STORED ROWS ▸
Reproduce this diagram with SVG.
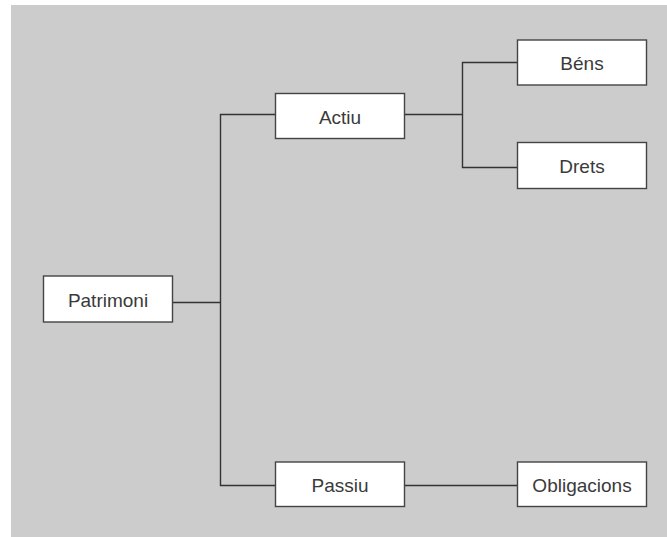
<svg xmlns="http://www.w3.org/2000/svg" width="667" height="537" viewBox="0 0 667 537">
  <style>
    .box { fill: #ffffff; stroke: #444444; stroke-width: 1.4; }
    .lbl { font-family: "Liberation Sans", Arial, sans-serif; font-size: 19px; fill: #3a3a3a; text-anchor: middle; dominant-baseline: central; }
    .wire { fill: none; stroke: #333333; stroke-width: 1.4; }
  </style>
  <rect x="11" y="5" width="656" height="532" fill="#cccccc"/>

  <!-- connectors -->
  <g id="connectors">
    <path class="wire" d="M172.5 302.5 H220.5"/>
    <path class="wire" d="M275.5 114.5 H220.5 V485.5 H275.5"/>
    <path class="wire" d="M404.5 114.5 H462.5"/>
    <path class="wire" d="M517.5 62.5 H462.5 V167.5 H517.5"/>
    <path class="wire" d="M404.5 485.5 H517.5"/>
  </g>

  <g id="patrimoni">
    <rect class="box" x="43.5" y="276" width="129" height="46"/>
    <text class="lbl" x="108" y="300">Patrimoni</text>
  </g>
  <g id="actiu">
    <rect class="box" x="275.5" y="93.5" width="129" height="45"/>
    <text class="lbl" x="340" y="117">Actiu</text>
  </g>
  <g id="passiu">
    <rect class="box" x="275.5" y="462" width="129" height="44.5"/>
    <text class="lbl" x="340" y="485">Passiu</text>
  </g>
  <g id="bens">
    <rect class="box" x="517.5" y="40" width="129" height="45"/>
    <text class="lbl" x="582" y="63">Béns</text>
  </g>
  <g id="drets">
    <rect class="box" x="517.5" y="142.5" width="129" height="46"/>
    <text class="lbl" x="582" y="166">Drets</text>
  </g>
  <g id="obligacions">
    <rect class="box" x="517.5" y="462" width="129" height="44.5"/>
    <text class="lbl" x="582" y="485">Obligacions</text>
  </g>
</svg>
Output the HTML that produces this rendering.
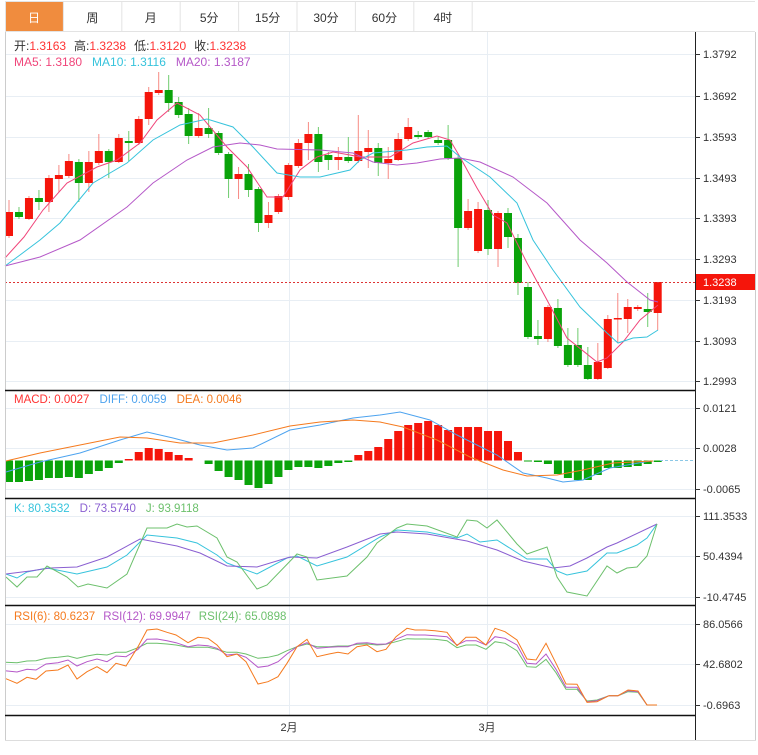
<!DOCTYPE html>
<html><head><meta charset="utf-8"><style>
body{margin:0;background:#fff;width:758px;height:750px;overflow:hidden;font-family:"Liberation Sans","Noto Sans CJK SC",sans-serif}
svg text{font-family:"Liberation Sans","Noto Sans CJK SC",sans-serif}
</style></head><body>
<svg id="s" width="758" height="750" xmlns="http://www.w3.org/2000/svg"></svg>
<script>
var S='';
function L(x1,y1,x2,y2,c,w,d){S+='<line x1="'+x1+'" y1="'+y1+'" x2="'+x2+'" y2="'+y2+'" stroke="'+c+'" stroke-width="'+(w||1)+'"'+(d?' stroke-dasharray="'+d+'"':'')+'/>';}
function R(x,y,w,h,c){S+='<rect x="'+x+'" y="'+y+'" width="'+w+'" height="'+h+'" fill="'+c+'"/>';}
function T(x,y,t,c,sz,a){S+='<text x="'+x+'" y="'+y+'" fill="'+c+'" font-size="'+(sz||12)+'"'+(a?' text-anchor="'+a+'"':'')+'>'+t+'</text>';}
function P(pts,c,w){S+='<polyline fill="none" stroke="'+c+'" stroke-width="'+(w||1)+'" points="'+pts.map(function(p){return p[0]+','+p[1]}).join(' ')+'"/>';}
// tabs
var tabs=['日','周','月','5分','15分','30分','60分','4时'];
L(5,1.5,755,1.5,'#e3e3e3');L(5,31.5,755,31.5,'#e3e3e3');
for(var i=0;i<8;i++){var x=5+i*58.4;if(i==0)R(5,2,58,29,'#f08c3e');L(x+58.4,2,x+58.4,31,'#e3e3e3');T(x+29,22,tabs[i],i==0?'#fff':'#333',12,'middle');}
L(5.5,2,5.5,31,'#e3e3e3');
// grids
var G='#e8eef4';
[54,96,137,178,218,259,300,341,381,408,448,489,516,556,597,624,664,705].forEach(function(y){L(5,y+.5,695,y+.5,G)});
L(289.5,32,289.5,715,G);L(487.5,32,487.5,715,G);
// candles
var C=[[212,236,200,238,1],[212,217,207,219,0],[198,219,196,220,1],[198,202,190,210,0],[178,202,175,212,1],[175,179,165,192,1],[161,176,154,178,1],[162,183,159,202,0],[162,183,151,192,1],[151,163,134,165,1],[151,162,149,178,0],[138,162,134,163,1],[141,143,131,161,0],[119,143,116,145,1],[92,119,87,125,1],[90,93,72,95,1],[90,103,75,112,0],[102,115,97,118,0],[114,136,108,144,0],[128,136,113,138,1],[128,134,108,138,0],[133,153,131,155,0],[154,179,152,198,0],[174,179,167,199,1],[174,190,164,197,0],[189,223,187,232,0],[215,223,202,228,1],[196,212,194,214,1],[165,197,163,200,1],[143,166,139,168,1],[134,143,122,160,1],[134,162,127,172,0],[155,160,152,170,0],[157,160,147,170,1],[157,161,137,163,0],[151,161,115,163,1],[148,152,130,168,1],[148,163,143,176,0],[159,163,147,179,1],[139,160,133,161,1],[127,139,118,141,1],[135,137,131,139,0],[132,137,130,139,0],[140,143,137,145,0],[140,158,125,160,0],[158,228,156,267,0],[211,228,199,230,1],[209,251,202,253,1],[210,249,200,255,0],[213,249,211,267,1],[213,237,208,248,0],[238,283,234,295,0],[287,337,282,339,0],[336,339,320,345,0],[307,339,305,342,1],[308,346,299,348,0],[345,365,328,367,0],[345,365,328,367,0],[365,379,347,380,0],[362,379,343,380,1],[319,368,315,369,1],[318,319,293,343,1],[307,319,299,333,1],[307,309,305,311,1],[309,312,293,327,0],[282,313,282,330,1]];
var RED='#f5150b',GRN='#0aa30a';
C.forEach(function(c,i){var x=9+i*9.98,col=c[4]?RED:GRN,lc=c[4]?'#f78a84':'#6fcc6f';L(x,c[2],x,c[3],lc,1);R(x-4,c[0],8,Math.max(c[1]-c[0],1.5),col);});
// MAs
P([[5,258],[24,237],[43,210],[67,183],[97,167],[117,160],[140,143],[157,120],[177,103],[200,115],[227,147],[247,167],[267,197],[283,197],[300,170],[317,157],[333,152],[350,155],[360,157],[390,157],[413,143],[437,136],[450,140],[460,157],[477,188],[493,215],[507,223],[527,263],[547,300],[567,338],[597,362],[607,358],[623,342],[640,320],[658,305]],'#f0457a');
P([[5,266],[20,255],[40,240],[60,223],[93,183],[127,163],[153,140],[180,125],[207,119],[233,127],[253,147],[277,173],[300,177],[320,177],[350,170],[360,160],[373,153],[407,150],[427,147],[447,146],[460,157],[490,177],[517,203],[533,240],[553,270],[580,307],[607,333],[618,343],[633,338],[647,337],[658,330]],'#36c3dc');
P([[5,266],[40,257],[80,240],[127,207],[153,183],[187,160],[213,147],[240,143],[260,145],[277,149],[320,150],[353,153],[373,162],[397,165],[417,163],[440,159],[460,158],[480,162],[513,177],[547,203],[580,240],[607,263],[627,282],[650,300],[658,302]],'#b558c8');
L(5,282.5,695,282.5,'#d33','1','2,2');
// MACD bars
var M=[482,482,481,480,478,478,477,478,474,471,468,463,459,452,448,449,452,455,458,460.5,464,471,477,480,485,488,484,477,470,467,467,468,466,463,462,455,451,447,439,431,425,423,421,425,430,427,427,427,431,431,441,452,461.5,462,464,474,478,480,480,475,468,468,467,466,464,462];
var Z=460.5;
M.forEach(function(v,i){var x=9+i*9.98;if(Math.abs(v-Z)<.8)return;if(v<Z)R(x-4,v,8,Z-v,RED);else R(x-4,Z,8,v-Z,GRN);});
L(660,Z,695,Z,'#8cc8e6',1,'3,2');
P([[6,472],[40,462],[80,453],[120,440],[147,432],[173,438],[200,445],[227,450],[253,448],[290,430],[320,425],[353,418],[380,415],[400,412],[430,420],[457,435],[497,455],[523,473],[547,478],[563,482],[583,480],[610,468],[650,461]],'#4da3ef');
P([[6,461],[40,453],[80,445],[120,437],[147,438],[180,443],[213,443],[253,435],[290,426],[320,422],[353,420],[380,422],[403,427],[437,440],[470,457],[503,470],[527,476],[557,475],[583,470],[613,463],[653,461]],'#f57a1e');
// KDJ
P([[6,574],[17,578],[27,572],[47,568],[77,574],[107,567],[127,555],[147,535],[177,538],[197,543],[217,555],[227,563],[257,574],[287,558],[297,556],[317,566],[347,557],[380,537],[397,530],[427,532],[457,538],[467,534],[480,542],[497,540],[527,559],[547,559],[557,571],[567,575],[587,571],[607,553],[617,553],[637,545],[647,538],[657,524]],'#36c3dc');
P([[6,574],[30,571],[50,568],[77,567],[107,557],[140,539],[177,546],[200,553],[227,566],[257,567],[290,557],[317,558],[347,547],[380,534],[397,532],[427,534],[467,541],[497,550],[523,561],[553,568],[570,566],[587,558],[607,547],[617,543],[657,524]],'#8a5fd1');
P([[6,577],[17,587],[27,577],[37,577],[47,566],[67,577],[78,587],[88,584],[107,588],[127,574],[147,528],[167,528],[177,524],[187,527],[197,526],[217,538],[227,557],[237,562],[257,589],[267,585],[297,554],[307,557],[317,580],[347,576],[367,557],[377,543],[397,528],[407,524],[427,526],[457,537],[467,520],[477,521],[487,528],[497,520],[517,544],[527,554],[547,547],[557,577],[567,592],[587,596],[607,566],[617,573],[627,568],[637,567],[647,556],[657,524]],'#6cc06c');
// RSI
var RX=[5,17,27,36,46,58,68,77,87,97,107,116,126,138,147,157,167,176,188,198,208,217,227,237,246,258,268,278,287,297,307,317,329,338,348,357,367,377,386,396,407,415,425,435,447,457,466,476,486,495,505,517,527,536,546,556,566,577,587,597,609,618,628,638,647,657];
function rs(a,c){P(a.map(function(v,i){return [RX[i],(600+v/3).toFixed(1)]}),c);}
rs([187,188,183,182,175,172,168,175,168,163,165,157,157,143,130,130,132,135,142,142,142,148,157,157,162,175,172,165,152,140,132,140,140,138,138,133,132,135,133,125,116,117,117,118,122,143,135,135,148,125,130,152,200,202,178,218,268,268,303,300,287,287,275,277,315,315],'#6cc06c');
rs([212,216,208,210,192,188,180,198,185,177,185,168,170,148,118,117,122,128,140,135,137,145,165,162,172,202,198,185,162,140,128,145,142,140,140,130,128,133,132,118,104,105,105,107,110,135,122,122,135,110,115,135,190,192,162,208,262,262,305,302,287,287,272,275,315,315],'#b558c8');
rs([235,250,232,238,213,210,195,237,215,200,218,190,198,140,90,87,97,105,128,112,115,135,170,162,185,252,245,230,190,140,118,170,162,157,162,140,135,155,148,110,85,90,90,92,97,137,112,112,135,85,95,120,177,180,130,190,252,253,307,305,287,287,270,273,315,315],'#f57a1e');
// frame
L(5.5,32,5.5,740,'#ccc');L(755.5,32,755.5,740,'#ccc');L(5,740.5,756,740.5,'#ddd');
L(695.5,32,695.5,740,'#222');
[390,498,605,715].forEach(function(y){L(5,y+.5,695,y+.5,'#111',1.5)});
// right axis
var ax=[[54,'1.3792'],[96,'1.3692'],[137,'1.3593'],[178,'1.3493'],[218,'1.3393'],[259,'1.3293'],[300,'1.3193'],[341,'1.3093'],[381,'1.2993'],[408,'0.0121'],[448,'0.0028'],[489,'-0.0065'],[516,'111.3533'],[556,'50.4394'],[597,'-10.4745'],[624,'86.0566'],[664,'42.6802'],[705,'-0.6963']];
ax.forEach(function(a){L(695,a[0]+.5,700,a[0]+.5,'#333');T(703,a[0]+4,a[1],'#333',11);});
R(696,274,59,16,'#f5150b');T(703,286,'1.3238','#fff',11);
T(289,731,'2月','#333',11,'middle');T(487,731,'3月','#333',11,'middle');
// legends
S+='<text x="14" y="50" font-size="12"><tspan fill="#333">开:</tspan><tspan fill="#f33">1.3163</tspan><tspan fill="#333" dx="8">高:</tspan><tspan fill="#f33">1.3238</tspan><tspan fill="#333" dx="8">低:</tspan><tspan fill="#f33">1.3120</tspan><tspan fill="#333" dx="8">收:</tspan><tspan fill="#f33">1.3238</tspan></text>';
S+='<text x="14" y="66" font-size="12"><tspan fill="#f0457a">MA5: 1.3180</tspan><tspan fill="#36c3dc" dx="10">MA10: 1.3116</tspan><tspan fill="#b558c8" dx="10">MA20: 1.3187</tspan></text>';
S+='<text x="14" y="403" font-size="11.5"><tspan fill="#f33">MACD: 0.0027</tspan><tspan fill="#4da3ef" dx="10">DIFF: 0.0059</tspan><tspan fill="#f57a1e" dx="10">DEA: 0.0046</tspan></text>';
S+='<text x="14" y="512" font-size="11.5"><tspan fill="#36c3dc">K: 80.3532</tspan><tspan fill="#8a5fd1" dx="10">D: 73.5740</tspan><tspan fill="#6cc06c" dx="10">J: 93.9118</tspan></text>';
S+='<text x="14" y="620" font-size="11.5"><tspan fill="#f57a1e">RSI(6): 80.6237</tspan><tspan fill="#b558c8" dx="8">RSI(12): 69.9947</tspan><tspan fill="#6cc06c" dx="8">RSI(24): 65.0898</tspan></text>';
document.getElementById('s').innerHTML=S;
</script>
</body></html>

REQUEST ▸ Check each line of the entries for the string "this". Copy the lines that have it.

SOLUTION TO THE EXERCISE ▸
Reproduce this diagram with SVG.
Output the HTML that produces this rendering.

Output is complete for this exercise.